Trois sites pilotes ont, à ce stade, été retenus (Fleury-Merogis -120 places-, Toulouse-Seysses et Strasbourg dotés de 60 places chacun). Les structures devraient être livrées dès avril 2007 28 ( * ) .
Les établissements pour mineurs (EPM)
La loi d'orientation et de programmation pour la justice a prévu la réalisation d'établissements pénitentiaires pour mineurs caractérisés d'une part, par des conditions carcérales assouplies (enceinte unique de 6 mètres de hauteur mais sans mirador et dépourvue de chemin de ronde, allègement des dispositifs passifs de sécurité dans les espaces collectifs compte tenu de l'accompagnement permanent des détenus) et, d'autre part, par une forte dimension éducative (les activités seront conduites avec des groupes limités à 6 mineurs, encadrés en permanence par des équipes complètes de surveillants et d'éducateurs). Il s'agit, comme l'a indiqué le ministre à plusieurs reprises, de « faire tourner la détention autour de la salle de classe ».
Le programme prévoit la réalisation de 420 places réparties dans 7 établissements (Chauconin, Lyon-Mézieux, Mauville, Nantes, Toulouse, Valenciennes et Porcheville).
Les travaux ont débuté à la fin de cette année dans la perspective d'une livraison des premiers EPM à la fin de l'année prochaine et au début de l'année suivante.
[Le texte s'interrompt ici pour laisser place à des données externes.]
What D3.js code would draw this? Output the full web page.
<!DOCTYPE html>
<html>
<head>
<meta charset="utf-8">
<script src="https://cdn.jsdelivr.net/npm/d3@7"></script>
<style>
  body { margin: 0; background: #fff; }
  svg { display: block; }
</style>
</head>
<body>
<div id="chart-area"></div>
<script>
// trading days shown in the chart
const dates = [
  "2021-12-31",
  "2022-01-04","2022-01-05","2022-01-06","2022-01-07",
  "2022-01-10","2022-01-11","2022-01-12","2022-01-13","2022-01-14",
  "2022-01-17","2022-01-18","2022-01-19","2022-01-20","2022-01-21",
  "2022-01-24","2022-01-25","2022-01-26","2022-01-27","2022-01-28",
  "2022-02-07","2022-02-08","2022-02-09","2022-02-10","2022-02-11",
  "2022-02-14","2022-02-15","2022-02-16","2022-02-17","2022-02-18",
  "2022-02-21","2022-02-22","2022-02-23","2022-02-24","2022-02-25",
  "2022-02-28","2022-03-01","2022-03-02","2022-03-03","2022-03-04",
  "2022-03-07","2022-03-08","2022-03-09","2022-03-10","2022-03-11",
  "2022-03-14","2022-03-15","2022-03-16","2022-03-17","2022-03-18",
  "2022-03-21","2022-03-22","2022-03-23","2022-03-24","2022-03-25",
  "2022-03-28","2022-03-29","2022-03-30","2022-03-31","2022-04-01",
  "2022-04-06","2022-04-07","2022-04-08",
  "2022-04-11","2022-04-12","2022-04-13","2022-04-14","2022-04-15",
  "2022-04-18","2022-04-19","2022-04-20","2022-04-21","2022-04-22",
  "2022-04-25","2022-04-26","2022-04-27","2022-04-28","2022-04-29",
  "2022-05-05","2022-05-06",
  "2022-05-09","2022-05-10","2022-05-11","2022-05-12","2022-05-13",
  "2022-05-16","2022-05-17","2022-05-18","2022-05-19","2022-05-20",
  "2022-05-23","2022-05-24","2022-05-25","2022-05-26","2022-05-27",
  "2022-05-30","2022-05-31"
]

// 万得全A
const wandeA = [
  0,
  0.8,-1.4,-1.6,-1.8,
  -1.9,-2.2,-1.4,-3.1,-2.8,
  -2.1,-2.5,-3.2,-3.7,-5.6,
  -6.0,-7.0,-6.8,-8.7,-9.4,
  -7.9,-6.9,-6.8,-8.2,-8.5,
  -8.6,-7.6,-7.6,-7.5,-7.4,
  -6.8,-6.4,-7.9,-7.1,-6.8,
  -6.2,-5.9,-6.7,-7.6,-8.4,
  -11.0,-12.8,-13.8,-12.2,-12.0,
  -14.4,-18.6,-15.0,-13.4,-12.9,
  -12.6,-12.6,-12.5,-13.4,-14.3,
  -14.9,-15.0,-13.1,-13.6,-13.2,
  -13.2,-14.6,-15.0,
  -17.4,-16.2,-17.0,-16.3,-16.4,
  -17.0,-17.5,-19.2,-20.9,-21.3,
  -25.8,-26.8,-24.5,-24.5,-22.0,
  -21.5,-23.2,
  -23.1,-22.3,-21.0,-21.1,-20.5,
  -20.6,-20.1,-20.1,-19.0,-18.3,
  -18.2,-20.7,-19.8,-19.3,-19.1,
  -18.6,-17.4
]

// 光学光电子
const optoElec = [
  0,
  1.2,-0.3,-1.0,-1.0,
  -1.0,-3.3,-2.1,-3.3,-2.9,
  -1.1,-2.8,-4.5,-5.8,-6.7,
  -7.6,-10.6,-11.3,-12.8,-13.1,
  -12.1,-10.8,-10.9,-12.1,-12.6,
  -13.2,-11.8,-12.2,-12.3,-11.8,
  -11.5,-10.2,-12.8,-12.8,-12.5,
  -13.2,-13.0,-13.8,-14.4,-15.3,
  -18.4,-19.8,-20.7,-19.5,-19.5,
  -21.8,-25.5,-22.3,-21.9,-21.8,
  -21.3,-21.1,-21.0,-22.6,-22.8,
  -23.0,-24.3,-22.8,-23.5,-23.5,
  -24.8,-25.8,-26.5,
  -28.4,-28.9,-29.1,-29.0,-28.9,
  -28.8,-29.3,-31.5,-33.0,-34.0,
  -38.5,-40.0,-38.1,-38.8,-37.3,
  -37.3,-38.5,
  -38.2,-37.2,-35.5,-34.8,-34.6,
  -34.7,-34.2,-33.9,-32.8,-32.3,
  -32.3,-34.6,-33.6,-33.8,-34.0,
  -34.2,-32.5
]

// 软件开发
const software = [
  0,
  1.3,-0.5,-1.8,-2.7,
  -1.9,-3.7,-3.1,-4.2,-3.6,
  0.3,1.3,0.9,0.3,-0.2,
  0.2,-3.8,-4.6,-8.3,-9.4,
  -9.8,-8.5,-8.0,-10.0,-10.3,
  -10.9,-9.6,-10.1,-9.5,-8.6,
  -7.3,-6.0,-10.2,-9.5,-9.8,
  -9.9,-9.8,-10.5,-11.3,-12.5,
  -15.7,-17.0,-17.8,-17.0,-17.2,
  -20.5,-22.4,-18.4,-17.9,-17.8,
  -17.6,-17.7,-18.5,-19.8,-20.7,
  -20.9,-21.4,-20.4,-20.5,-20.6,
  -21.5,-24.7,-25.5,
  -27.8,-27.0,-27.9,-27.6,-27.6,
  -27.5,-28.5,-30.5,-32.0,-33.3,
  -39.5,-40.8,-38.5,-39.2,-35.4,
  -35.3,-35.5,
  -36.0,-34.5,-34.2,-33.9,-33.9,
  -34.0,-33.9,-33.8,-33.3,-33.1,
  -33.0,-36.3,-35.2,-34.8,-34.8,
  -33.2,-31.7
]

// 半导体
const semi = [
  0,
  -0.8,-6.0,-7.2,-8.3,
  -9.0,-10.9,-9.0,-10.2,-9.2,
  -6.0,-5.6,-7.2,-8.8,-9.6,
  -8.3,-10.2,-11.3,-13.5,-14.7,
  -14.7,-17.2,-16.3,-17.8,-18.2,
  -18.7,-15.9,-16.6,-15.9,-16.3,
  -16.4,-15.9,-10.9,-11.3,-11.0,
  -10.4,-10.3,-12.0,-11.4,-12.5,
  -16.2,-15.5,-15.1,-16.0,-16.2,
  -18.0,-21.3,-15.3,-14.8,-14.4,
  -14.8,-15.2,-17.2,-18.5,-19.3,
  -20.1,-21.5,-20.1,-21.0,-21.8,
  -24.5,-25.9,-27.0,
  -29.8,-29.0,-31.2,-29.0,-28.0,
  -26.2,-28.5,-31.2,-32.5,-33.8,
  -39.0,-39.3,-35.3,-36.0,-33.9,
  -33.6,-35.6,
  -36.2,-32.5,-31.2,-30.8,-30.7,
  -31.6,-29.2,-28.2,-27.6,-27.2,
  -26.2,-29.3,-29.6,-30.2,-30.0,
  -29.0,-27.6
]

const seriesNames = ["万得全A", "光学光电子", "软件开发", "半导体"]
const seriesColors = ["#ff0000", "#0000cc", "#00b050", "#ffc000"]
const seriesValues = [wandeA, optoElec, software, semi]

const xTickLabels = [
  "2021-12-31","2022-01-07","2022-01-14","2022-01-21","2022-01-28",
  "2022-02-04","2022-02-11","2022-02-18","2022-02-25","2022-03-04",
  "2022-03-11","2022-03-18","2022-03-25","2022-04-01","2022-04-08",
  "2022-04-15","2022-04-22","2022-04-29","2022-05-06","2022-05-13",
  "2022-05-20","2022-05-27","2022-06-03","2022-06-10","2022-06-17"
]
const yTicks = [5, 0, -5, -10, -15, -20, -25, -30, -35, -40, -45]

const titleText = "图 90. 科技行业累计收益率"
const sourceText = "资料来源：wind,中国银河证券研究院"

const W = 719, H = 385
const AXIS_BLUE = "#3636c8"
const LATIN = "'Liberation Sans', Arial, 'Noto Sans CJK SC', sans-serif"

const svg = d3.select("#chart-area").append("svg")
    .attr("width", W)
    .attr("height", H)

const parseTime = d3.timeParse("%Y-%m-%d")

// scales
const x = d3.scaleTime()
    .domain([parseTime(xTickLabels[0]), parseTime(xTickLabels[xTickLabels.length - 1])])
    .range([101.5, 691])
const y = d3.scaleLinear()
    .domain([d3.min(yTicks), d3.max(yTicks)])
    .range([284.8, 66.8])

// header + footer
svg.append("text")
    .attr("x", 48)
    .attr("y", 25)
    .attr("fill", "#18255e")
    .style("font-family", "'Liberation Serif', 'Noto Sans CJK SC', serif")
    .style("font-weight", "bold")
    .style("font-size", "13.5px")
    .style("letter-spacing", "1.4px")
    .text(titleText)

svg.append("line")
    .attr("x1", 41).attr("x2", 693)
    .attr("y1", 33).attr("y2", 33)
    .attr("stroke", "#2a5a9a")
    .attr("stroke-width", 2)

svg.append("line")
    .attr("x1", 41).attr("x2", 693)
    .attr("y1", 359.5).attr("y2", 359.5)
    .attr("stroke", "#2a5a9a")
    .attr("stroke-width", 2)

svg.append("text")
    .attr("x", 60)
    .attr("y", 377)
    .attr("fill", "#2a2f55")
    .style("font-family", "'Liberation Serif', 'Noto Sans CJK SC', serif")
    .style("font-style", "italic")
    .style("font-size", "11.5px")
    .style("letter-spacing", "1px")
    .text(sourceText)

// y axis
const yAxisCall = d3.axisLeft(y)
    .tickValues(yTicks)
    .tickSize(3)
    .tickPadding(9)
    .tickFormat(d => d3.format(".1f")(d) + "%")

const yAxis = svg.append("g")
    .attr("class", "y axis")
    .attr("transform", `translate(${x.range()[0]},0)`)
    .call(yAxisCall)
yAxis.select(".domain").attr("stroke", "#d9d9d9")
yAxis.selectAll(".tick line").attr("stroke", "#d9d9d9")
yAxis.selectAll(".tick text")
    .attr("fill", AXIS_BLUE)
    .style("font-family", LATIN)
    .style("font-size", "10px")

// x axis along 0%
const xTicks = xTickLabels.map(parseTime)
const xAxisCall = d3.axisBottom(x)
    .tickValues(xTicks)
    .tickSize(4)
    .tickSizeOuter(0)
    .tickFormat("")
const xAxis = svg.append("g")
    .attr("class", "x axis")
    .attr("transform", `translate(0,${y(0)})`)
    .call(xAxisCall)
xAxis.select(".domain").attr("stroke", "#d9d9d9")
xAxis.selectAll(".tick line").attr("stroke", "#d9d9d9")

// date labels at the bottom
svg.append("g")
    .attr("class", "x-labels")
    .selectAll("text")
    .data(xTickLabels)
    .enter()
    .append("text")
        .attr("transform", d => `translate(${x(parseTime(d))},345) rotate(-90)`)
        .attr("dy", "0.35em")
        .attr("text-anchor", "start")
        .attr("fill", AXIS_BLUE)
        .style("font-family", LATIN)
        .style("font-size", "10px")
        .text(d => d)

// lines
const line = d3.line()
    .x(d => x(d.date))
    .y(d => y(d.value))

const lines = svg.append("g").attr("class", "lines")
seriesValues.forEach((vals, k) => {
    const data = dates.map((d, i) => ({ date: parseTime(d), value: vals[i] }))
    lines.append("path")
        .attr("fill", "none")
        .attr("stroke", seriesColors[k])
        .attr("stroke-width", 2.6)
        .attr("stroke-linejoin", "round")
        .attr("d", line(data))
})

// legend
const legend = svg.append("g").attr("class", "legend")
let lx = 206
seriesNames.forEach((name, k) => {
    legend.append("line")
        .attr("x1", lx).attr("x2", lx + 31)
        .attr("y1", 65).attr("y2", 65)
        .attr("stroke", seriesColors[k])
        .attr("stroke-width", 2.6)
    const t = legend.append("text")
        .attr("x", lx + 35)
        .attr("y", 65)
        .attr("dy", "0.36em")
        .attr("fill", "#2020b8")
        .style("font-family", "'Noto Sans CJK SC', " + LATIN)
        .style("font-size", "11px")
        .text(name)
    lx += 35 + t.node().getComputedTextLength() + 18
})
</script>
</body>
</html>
Il sera sans doute opportun de s'interroger à cette échéance sur l'adaptation des capacités de détention des mineurs aux évolutions de la délinquance juvénile. Votre rapporteur a pu constater, à l'occasion de ses déplacements dans les établissements pénitentiaires, que le taux d'occupation de certains quartiers mineurs restait bien en deçà des capacités.
* 28 Coût estimé de 16,9 millions d'euros.